--- Start of GIVEN DATA ---

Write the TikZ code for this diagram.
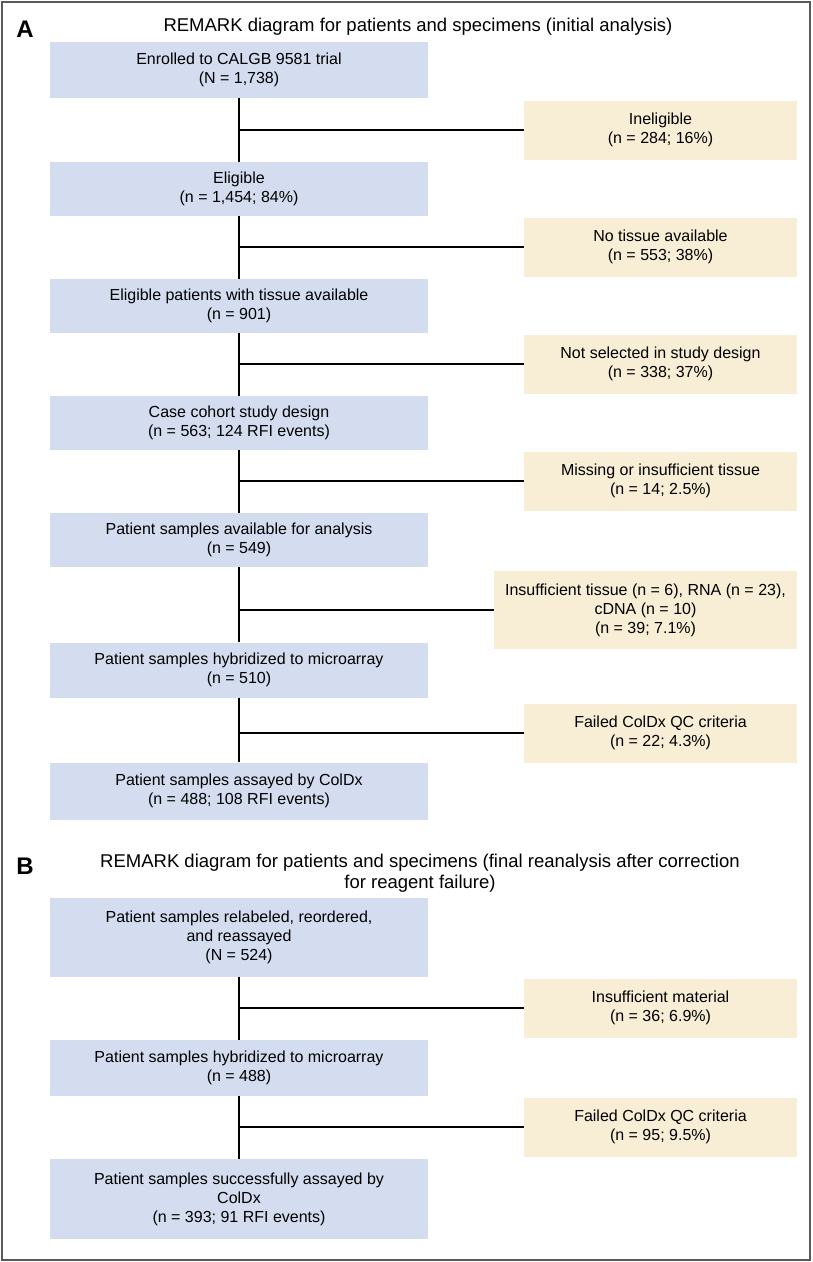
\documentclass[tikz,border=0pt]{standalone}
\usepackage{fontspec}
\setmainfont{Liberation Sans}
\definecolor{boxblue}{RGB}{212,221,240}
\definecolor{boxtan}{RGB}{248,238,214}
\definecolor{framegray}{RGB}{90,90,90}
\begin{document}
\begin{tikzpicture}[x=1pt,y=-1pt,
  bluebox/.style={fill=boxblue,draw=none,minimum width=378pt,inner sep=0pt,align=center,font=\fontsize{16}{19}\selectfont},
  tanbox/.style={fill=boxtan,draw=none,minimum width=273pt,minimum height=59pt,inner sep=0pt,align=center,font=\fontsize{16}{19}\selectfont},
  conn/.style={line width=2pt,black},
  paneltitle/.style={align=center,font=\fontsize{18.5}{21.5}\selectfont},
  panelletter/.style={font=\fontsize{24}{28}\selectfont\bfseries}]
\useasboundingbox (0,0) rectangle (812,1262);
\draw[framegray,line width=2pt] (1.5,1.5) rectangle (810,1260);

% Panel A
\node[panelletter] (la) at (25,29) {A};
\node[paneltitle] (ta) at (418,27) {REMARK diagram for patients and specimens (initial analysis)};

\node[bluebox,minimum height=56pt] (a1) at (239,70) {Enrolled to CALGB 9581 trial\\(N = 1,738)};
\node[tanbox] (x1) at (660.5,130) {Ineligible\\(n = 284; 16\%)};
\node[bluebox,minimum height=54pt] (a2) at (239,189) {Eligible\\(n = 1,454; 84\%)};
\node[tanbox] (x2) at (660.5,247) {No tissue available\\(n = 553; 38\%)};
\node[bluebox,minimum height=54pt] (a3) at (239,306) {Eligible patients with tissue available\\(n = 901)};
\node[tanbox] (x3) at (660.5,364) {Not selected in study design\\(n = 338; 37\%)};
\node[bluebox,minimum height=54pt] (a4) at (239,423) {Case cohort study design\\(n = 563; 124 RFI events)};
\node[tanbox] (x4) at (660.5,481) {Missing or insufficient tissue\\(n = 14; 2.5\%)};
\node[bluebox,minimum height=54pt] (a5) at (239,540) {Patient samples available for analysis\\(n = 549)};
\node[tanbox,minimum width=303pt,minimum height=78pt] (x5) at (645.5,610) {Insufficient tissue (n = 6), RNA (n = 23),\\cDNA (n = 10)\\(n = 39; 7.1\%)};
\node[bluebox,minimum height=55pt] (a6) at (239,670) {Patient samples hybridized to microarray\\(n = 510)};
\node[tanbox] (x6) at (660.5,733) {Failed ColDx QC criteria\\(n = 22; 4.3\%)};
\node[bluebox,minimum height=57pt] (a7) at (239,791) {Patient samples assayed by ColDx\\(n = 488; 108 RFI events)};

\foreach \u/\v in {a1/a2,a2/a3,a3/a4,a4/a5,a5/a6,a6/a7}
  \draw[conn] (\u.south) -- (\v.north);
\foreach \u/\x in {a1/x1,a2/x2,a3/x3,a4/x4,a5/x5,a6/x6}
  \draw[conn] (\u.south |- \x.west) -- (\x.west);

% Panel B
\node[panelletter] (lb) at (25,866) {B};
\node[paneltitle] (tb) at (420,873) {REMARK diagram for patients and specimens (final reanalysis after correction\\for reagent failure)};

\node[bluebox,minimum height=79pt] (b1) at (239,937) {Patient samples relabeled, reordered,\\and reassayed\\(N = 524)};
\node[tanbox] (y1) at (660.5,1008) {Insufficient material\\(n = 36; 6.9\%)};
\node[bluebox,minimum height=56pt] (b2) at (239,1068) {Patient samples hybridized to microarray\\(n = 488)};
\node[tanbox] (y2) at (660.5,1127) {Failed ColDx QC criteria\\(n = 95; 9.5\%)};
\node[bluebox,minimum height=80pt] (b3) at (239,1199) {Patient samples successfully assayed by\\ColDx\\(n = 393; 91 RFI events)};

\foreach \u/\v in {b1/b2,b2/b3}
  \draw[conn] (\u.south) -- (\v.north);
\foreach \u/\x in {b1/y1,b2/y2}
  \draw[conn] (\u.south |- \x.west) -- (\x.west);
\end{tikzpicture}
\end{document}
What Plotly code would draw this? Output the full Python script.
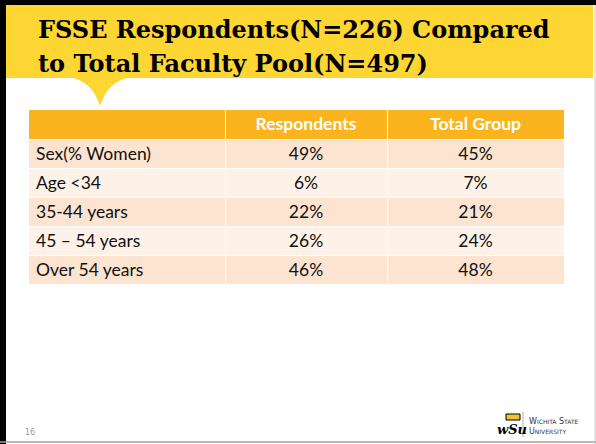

--- End of GIVEN DATA ---

### WRITTEN REQUEST:
Write out again exactly the lines from the start of the data above through the line containing "(ta) at (418,27)", inclusive, excluding any pictures.

### SOLUTION BELOW:
Write the TikZ code for this diagram.
\documentclass[tikz,border=0pt]{standalone}
\usepackage{fontspec}
\setmainfont{Liberation Sans}
\definecolor{boxblue}{RGB}{212,221,240}
\definecolor{boxtan}{RGB}{248,238,214}
\definecolor{framegray}{RGB}{90,90,90}
\begin{document}
\begin{tikzpicture}[x=1pt,y=-1pt,
  bluebox/.style={fill=boxblue,draw=none,minimum width=378pt,inner sep=0pt,align=center,font=\fontsize{16}{19}\selectfont},
  tanbox/.style={fill=boxtan,draw=none,minimum width=273pt,minimum height=59pt,inner sep=0pt,align=center,font=\fontsize{16}{19}\selectfont},
  conn/.style={line width=2pt,black},
  paneltitle/.style={align=center,font=\fontsize{18.5}{21.5}\selectfont},
  panelletter/.style={font=\fontsize{24}{28}\selectfont\bfseries}]
\useasboundingbox (0,0) rectangle (812,1262);
\draw[framegray,line width=2pt] (1.5,1.5) rectangle (810,1260);

% Panel A
\node[panelletter] (la) at (25,29) {A};
\node[paneltitle] (ta) at (418,27) {REMARK diagram for patients and specimens (initial analysis)};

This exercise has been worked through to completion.